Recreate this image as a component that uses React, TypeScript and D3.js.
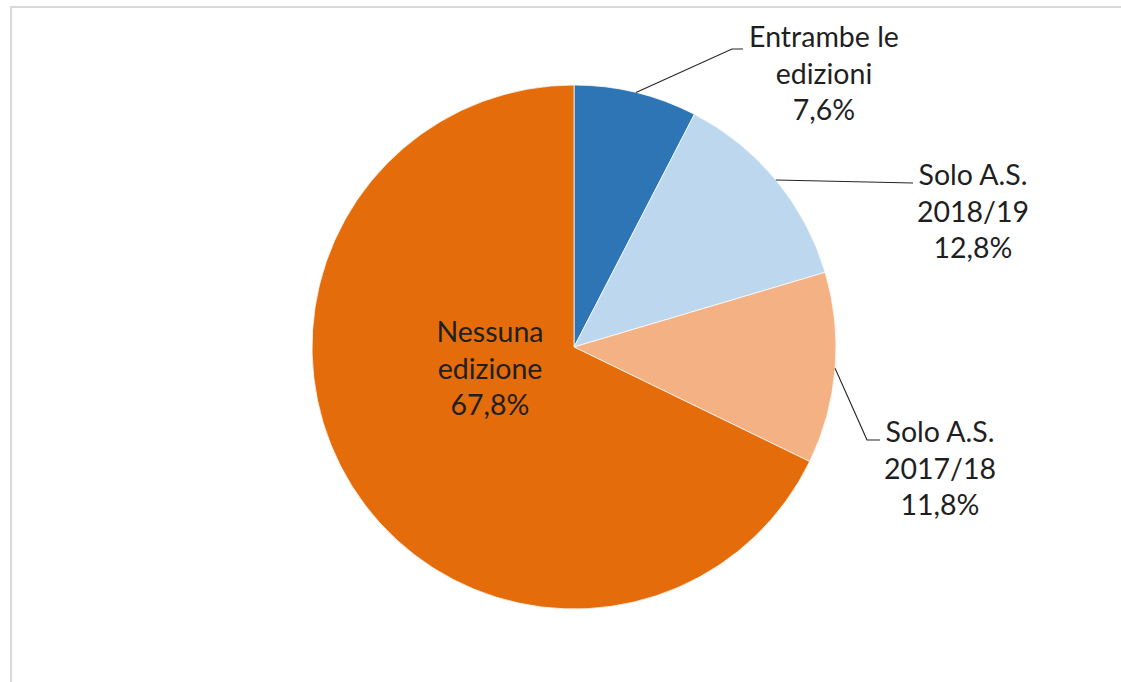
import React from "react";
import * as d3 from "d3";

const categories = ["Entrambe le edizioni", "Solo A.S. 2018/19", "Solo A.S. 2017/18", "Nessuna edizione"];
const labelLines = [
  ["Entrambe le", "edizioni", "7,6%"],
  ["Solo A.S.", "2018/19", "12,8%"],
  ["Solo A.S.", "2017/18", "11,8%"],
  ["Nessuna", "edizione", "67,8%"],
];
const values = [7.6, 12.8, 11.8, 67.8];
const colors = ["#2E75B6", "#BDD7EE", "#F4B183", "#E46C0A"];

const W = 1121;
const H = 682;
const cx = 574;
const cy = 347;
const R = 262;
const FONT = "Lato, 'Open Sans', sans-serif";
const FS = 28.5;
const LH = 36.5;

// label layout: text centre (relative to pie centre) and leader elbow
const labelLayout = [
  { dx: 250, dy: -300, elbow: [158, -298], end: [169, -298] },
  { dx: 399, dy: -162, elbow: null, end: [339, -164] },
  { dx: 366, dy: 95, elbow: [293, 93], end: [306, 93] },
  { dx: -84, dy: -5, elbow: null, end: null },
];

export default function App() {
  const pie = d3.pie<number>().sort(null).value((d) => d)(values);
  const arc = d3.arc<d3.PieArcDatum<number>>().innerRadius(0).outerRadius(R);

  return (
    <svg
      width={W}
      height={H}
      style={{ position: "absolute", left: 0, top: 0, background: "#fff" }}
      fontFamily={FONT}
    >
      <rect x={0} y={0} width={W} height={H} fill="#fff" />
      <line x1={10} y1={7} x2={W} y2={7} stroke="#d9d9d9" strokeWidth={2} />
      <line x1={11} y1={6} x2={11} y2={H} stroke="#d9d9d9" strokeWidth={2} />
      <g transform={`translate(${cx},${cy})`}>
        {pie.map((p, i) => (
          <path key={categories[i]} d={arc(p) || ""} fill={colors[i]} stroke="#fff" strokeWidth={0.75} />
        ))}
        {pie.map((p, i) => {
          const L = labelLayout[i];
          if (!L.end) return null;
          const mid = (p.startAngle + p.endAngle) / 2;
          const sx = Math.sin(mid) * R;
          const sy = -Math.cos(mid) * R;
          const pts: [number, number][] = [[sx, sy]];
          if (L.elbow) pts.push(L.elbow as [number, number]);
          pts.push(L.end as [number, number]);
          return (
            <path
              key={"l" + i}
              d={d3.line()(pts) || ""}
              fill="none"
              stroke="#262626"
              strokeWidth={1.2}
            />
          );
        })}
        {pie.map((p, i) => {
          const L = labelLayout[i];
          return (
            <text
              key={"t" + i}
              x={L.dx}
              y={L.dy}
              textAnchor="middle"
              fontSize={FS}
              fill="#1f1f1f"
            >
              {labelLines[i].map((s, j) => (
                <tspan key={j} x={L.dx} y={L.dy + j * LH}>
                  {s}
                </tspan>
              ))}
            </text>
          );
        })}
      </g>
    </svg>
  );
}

____

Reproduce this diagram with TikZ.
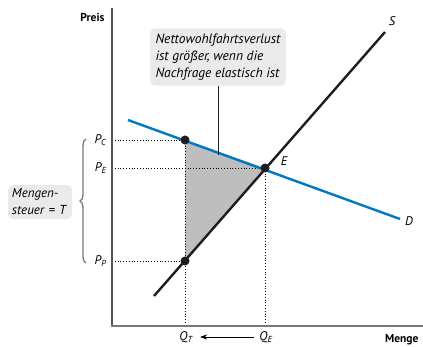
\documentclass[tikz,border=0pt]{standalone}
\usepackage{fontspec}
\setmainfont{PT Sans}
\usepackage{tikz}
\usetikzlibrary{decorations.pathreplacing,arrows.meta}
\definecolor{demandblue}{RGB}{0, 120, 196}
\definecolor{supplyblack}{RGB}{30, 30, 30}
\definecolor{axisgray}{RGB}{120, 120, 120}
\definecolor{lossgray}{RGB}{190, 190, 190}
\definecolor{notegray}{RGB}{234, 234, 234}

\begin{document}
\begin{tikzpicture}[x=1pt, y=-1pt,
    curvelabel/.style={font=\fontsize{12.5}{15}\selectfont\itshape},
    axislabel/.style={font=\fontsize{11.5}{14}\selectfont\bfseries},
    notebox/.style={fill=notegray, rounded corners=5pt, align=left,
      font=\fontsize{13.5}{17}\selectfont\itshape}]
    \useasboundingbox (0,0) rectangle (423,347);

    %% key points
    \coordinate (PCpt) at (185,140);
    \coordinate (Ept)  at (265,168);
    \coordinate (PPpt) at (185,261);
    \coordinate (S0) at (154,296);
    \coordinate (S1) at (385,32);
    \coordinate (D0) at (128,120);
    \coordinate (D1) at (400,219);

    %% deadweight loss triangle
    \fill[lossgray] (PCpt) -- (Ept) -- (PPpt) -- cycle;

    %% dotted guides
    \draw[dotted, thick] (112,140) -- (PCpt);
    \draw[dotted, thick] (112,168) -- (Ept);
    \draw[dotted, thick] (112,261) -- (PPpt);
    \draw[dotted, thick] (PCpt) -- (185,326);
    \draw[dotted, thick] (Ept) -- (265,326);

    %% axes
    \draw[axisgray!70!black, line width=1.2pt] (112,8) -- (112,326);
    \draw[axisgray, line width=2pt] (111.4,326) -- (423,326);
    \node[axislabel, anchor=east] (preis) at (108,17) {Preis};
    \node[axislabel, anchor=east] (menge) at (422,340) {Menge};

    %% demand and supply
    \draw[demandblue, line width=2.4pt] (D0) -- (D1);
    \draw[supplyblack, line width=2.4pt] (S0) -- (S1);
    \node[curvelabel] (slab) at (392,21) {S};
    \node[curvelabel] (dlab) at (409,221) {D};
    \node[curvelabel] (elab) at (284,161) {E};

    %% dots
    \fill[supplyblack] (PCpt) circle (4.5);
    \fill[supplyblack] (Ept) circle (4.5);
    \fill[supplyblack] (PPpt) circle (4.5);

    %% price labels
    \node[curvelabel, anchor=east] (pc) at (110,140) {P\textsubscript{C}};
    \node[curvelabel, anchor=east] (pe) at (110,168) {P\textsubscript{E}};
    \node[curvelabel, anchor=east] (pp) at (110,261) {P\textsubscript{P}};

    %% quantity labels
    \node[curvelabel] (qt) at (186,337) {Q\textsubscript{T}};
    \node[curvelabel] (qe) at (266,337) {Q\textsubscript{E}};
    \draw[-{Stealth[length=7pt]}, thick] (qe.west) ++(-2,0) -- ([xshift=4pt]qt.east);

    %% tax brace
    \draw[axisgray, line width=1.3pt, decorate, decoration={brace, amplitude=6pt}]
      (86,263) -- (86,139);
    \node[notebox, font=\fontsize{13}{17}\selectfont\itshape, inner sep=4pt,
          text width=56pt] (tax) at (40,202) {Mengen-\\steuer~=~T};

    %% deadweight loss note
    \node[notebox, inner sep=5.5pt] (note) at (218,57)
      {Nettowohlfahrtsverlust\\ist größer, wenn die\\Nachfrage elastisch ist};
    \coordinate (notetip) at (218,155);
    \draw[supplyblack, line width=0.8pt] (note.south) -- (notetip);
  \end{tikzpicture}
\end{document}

____

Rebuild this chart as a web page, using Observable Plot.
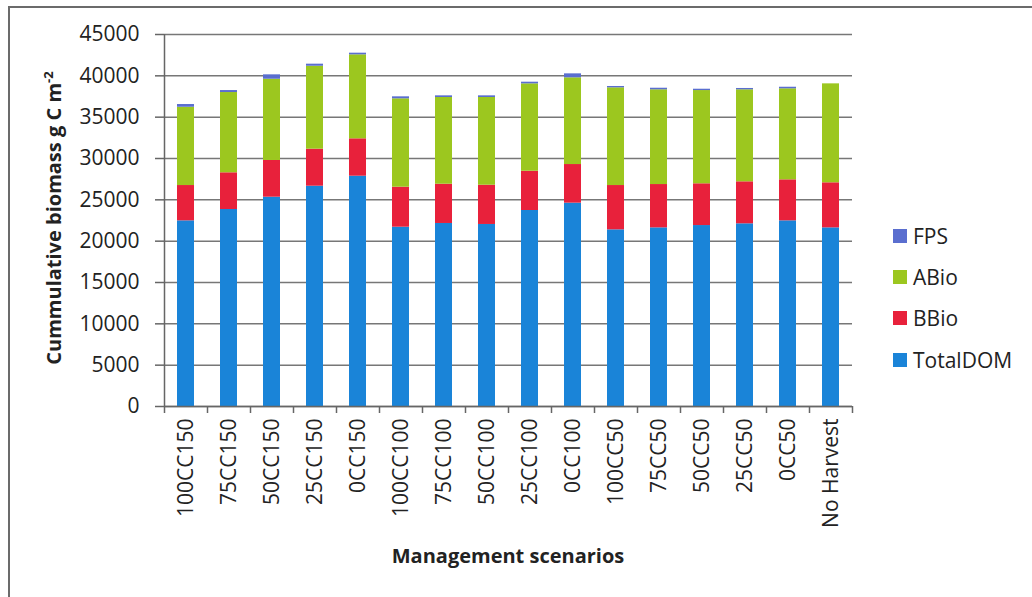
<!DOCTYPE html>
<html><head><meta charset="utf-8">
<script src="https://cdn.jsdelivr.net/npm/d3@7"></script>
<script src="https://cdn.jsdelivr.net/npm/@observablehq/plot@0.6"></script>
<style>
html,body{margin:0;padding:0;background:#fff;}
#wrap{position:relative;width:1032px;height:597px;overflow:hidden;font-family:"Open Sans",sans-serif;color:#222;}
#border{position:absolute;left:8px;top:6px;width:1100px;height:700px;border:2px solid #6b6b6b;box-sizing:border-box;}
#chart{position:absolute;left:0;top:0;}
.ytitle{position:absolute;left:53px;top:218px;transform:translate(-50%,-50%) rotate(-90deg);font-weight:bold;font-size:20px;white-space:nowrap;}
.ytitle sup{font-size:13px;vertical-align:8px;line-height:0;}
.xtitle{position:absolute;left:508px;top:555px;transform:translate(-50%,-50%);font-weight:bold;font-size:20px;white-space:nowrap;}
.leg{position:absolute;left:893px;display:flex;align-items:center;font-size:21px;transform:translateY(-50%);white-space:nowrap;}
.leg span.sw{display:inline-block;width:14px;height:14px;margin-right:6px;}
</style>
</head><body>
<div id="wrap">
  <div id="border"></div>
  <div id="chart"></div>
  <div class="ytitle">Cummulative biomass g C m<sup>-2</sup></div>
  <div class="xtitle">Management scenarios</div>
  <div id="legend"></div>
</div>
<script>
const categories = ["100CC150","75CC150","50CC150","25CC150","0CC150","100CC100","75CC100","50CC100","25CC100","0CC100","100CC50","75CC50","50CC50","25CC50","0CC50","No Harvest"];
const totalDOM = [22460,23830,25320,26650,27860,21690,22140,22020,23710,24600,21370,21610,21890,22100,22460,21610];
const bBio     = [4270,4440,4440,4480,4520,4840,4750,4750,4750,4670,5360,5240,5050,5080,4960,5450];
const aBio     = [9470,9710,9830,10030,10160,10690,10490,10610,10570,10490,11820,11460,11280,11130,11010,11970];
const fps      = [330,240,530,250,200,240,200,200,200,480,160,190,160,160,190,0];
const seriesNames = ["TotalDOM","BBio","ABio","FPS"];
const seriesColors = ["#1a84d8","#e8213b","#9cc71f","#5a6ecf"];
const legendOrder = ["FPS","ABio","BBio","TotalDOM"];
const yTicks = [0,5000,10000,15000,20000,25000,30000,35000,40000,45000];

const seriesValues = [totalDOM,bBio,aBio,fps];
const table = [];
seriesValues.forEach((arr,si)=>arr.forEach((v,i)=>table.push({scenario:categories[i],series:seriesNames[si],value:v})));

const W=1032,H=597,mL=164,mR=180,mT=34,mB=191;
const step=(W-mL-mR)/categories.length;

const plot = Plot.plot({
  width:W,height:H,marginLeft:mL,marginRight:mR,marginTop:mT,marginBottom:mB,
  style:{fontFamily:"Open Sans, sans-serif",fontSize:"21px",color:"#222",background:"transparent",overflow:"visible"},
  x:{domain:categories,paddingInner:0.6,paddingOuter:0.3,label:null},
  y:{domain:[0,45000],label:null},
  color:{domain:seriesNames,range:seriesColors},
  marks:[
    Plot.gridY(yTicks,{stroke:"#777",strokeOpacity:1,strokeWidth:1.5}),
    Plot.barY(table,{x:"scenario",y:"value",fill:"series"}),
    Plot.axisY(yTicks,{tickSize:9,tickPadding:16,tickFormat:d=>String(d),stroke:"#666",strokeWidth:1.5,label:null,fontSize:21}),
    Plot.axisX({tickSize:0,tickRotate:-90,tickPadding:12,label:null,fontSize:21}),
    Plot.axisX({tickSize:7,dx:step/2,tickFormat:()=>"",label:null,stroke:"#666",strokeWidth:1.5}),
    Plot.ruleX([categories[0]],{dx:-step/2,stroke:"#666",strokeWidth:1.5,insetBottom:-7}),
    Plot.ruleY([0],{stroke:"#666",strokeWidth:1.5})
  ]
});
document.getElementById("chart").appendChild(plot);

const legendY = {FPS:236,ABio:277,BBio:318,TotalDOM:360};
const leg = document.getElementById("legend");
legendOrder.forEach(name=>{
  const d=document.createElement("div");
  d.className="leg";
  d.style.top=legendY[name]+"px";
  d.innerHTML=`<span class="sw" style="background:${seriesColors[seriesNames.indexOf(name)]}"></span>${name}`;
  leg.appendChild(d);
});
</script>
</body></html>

____

Take the stretch from the line containing "Recreate this image" through the line containing "import * as" and reproduce it exactly, both ends included. Omit the pictures.

Recreate this image as a component that uses React, TypeScript and D3.js.
import React from "react";
import * as d3 from "d3";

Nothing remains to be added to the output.